• [GIVEN MATERIAL]
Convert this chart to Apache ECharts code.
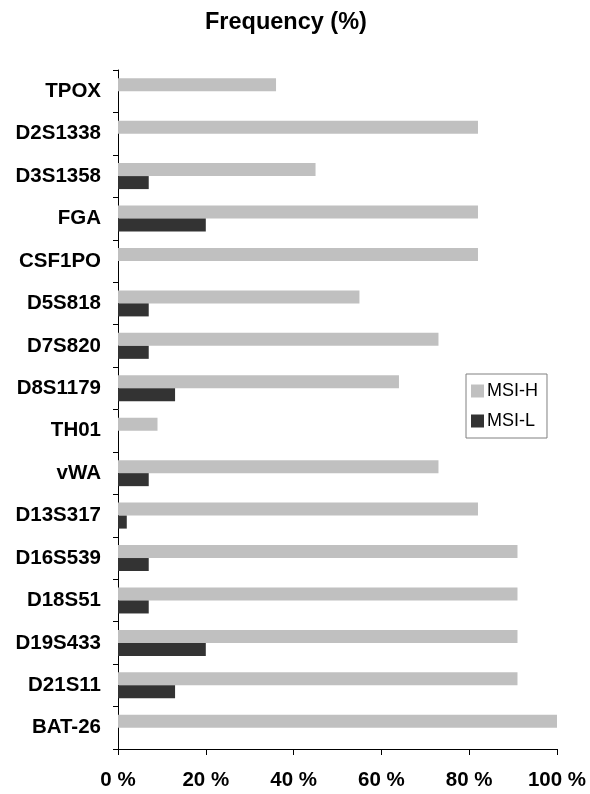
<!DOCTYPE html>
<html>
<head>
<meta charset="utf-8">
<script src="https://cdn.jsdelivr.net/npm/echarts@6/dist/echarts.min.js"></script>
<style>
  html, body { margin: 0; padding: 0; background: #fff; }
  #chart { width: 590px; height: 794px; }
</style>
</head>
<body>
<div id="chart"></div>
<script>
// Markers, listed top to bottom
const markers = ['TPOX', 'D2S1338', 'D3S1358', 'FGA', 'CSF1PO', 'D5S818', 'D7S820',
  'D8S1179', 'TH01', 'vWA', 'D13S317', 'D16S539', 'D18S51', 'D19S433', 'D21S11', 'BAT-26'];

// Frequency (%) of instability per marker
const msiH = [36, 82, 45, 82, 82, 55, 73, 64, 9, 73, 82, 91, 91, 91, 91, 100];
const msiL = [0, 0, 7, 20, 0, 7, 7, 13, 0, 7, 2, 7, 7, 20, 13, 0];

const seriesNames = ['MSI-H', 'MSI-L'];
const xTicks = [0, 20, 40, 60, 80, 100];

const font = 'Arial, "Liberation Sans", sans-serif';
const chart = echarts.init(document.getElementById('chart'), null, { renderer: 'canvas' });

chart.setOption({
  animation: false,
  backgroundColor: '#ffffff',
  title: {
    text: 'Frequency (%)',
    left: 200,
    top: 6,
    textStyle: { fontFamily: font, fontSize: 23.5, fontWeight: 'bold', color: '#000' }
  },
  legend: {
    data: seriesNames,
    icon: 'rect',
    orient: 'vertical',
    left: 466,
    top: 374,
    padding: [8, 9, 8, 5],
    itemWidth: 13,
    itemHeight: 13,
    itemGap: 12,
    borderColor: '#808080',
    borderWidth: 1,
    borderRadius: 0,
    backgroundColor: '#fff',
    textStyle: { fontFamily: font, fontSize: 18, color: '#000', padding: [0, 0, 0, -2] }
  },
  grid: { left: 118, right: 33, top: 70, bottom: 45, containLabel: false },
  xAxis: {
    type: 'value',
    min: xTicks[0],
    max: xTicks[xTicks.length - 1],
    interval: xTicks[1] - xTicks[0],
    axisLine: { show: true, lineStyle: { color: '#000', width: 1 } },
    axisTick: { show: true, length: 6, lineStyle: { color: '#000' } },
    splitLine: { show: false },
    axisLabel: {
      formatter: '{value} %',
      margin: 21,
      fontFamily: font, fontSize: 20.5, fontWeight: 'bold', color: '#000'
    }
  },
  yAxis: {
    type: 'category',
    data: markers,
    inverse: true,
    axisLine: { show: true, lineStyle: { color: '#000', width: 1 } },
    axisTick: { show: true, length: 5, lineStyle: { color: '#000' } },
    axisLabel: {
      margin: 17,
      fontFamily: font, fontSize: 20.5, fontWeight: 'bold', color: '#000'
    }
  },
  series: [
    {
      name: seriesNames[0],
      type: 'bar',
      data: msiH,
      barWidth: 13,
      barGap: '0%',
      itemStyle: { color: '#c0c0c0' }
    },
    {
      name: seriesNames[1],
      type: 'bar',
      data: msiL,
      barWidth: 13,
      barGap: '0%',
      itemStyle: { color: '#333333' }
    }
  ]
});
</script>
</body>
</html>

• [SET EXERCISE] All the lines above are to be reproduced exactly, except the pictures.

• [ANSWER FOR THIS EXERCISE]
Convert this chart to Apache ECharts code.
<!DOCTYPE html>
<html>
<head>
<meta charset="utf-8">
<script src="https://cdn.jsdelivr.net/npm/echarts@6/dist/echarts.min.js"></script>
<style>
  html, body { margin: 0; padding: 0; background: #fff; }
  #chart { width: 590px; height: 794px; }
</style>
</head>
<body>
<div id="chart"></div>
<script>
// Markers, listed top to bottom
const markers = ['TPOX', 'D2S1338', 'D3S1358', 'FGA', 'CSF1PO', 'D5S818', 'D7S820',
  'D8S1179', 'TH01', 'vWA', 'D13S317', 'D16S539', 'D18S51', 'D19S433', 'D21S11', 'BAT-26'];

// Frequency (%) of instability per marker
const msiH = [36, 82, 45, 82, 82, 55, 73, 64, 9, 73, 82, 91, 91, 91, 91, 100];
const msiL = [0, 0, 7, 20, 0, 7, 7, 13, 0, 7, 2, 7, 7, 20, 13, 0];

const seriesNames = ['MSI-H', 'MSI-L'];
const xTicks = [0, 20, 40, 60, 80, 100];

const font = 'Arial, "Liberation Sans", sans-serif';
const chart = echarts.init(document.getElementById('chart'), null, { renderer: 'canvas' });

chart.setOption({
  animation: false,
  backgroundColor: '#ffffff',
  title: {
    text: 'Frequency (%)',
    left: 200,
    top: 6,
    textStyle: { fontFamily: font, fontSize: 23.5, fontWeight: 'bold', color: '#000' }
  },
  legend: {
    data: seriesNames,
    icon: 'rect',
    orient: 'vertical',
    left: 466,
    top: 374,
    padding: [8, 9, 8, 5],
    itemWidth: 13,
    itemHeight: 13,
    itemGap: 12,
    borderColor: '#808080',
    borderWidth: 1,
    borderRadius: 0,
    backgroundColor: '#fff',
    textStyle: { fontFamily: font, fontSize: 18, color: '#000', padding: [0, 0, 0, -2] }
  },
  grid: { left: 118, right: 33, top: 70, bottom: 45, containLabel: false },
  xAxis: {
    type: 'value',
    min: xTicks[0],
    max: xTicks[xTicks.length - 1],
    interval: xTicks[1] - xTicks[0],
    axisLine: { show: true, lineStyle: { color: '#000', width: 1 } },
    axisTick: { show: true, length: 6, lineStyle: { color: '#000' } },
    splitLine: { show: false },
    axisLabel: {
      formatter: '{value} %',
      margin: 21,
      fontFamily: font, fontSize: 20.5, fontWeight: 'bold', color: '#000'
    }
  },
  yAxis: {
    type: 'category',
    data: markers,
    inverse: true,
    axisLine: { show: true, lineStyle: { color: '#000', width: 1 } },
    axisTick: { show: true, length: 5, lineStyle: { color: '#000' } },
    axisLabel: {
      margin: 17,
      fontFamily: font, fontSize: 20.5, fontWeight: 'bold', color: '#000'
    }
  },
  series: [
    {
      name: seriesNames[0],
      type: 'bar',
      data: msiH,
      barWidth: 13,
      barGap: '0%',
      itemStyle: { color: '#c0c0c0' }
    },
    {
      name: seriesNames[1],
      type: 'bar',
      data: msiL,
      barWidth: 13,
      barGap: '0%',
      itemStyle: { color: '#333333' }
    }
  ]
});
</script>
</body>
</html>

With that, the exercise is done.